━━━━━ RAW RECORDS ━━━━━
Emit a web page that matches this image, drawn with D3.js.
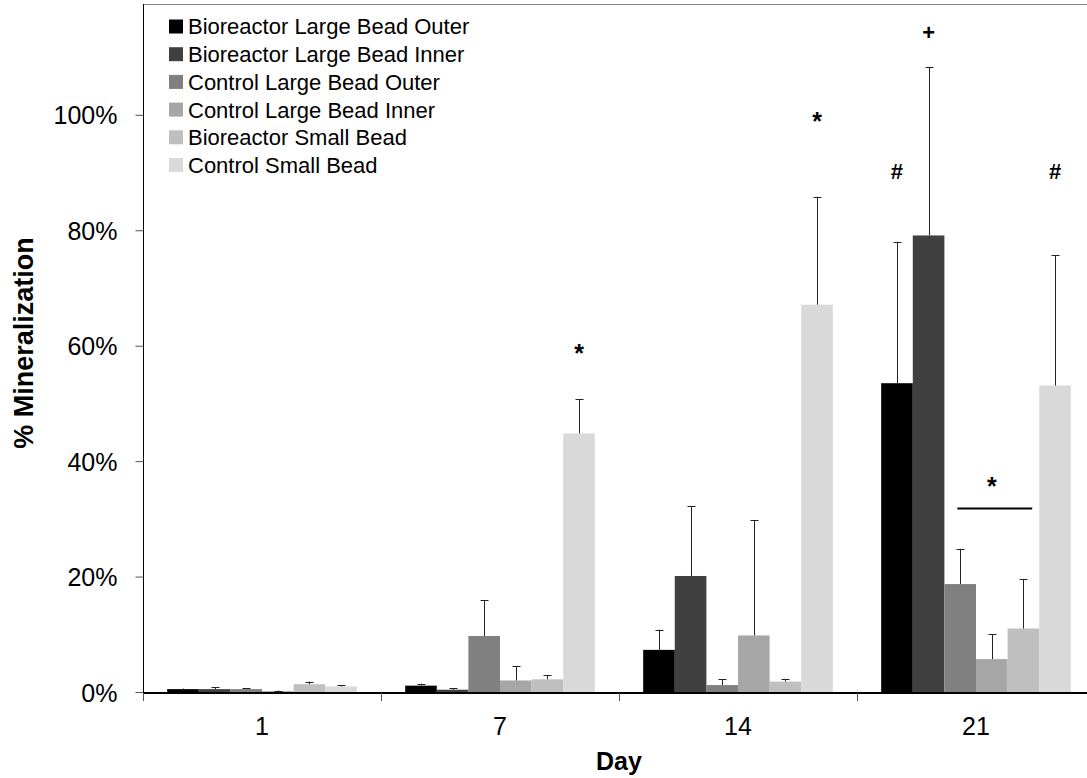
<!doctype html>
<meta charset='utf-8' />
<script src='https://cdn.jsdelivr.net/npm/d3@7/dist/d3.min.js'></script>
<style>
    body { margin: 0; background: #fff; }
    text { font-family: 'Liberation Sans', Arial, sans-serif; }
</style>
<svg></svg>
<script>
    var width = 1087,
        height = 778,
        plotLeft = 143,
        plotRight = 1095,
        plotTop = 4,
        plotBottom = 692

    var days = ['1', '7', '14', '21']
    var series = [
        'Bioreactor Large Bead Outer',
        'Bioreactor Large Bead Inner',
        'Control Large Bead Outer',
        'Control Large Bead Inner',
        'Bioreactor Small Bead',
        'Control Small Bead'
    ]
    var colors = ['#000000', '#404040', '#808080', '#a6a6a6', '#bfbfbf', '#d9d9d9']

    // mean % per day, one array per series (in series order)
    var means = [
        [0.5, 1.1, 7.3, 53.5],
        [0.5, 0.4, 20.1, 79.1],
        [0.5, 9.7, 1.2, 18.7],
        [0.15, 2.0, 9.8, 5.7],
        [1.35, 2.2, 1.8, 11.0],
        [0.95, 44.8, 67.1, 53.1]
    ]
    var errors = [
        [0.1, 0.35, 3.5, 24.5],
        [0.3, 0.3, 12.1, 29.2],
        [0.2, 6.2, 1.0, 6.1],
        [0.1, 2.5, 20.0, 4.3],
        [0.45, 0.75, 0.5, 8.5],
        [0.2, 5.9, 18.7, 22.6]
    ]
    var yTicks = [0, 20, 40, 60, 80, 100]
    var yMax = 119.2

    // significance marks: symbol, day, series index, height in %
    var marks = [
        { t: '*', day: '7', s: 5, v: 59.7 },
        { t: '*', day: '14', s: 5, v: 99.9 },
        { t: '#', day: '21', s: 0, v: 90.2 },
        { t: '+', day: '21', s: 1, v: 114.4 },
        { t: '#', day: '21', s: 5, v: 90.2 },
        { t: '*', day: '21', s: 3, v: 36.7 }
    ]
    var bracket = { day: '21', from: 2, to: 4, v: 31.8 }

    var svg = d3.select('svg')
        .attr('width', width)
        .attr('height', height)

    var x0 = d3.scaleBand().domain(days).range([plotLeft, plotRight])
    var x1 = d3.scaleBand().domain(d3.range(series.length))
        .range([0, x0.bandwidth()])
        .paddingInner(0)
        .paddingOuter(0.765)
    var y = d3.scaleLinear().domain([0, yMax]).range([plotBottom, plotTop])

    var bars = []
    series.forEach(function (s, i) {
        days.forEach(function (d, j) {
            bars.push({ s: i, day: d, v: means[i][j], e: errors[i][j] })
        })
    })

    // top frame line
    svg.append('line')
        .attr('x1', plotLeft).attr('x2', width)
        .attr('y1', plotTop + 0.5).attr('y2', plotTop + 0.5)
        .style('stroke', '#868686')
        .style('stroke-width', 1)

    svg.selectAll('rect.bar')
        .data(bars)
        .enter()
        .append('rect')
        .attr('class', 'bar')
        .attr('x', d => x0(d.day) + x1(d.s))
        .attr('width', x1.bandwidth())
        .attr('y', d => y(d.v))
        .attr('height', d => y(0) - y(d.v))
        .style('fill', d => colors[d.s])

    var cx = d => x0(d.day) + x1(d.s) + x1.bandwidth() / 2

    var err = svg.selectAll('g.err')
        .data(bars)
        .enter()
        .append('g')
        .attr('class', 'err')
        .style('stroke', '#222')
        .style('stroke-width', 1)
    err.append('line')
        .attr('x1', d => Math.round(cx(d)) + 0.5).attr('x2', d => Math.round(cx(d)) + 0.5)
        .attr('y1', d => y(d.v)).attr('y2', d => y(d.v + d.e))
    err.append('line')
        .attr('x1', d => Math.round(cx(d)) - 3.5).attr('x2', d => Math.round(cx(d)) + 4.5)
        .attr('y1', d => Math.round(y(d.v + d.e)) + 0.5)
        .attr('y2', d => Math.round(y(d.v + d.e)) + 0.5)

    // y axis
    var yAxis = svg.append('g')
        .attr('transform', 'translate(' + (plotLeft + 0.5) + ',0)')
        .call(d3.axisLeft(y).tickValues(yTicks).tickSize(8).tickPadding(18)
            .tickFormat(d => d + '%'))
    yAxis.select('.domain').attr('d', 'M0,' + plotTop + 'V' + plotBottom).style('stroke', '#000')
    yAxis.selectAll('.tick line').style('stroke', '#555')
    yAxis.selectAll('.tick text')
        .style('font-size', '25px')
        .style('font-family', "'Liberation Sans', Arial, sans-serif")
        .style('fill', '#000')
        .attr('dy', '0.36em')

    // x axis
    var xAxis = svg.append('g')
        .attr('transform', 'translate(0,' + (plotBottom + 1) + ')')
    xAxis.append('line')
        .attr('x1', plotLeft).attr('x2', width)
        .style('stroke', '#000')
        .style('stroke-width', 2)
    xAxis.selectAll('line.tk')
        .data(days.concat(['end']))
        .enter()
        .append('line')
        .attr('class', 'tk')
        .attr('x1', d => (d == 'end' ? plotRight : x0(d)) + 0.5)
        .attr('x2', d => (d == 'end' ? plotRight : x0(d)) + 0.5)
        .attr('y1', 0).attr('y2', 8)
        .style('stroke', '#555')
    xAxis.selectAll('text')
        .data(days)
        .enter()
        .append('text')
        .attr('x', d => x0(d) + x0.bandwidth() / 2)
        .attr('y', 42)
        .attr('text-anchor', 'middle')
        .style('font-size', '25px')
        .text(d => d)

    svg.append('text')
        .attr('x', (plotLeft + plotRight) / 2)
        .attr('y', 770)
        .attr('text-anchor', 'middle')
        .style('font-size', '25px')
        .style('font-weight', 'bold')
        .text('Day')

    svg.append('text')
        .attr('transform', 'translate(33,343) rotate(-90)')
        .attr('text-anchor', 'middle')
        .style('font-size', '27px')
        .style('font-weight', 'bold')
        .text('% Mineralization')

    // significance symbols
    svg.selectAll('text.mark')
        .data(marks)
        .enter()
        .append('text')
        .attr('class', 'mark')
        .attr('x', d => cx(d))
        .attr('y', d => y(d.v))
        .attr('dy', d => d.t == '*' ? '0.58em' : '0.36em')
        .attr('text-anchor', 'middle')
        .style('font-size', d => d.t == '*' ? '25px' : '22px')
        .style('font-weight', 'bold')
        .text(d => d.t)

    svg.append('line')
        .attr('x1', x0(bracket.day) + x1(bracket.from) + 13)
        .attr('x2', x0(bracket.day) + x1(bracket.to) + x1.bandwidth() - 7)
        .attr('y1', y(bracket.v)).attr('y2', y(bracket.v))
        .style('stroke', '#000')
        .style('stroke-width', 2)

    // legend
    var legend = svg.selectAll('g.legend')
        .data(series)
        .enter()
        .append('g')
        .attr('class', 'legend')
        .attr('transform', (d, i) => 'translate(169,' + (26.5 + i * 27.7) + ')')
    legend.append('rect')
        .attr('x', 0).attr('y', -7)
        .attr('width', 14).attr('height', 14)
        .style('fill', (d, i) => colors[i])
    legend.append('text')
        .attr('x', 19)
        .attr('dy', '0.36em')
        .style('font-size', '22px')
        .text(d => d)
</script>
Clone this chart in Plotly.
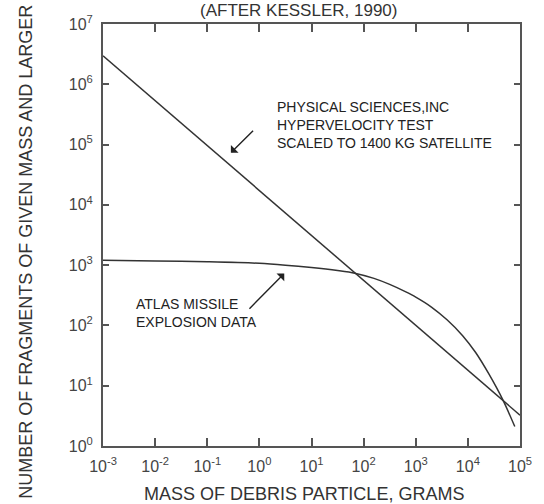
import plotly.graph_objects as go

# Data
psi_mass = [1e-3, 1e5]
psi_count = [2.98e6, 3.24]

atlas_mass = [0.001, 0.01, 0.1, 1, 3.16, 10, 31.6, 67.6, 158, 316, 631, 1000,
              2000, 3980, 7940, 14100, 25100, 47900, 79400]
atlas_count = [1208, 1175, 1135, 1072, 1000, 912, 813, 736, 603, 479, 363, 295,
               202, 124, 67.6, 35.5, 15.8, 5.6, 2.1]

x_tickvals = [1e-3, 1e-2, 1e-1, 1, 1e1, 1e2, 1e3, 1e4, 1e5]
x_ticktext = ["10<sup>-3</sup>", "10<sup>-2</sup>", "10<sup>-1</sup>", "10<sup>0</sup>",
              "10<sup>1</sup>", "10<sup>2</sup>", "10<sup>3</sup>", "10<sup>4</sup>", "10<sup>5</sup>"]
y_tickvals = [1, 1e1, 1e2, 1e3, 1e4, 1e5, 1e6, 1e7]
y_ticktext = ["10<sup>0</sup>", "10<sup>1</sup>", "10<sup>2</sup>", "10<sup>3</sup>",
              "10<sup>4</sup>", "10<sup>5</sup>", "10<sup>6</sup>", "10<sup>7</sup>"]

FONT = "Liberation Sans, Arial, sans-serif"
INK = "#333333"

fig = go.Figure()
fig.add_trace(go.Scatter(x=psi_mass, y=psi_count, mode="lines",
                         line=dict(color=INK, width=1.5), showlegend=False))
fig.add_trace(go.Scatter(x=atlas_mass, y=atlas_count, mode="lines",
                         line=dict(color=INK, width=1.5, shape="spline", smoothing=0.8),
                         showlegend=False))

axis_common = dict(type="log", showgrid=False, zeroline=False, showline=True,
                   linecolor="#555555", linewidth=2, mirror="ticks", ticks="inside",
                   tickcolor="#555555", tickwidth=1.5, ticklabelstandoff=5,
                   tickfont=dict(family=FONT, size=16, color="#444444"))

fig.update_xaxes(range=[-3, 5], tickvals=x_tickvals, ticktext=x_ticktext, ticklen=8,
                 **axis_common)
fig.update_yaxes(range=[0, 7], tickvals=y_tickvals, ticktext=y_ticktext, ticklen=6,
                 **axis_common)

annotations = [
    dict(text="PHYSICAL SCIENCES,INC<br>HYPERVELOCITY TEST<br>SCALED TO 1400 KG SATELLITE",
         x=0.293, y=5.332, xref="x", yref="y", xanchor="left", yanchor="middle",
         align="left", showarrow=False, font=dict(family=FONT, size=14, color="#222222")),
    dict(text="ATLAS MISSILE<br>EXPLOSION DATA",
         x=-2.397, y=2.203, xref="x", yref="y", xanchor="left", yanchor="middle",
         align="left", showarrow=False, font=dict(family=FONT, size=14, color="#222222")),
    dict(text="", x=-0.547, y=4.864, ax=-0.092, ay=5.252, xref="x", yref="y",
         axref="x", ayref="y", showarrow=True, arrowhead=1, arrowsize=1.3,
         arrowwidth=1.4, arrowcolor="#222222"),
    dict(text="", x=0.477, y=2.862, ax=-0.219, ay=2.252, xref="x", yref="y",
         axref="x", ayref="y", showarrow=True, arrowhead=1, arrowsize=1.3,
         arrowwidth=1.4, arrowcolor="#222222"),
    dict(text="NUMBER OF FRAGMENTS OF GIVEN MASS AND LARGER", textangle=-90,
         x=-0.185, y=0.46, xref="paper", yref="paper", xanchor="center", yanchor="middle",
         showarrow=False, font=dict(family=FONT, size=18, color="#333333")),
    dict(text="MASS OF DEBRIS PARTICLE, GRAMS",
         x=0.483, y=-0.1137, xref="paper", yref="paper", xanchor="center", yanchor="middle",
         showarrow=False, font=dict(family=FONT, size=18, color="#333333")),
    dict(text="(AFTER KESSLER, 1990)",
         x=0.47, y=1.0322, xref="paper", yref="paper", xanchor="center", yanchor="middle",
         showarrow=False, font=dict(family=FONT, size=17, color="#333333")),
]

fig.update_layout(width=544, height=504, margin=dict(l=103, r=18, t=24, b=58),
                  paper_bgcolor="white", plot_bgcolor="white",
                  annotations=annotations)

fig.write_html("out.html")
━━━━━
## TASK DETAILS
Copy out each line that contains the word "chart".

## WRITTEN SOLUTION
Clone this chart in Plotly.

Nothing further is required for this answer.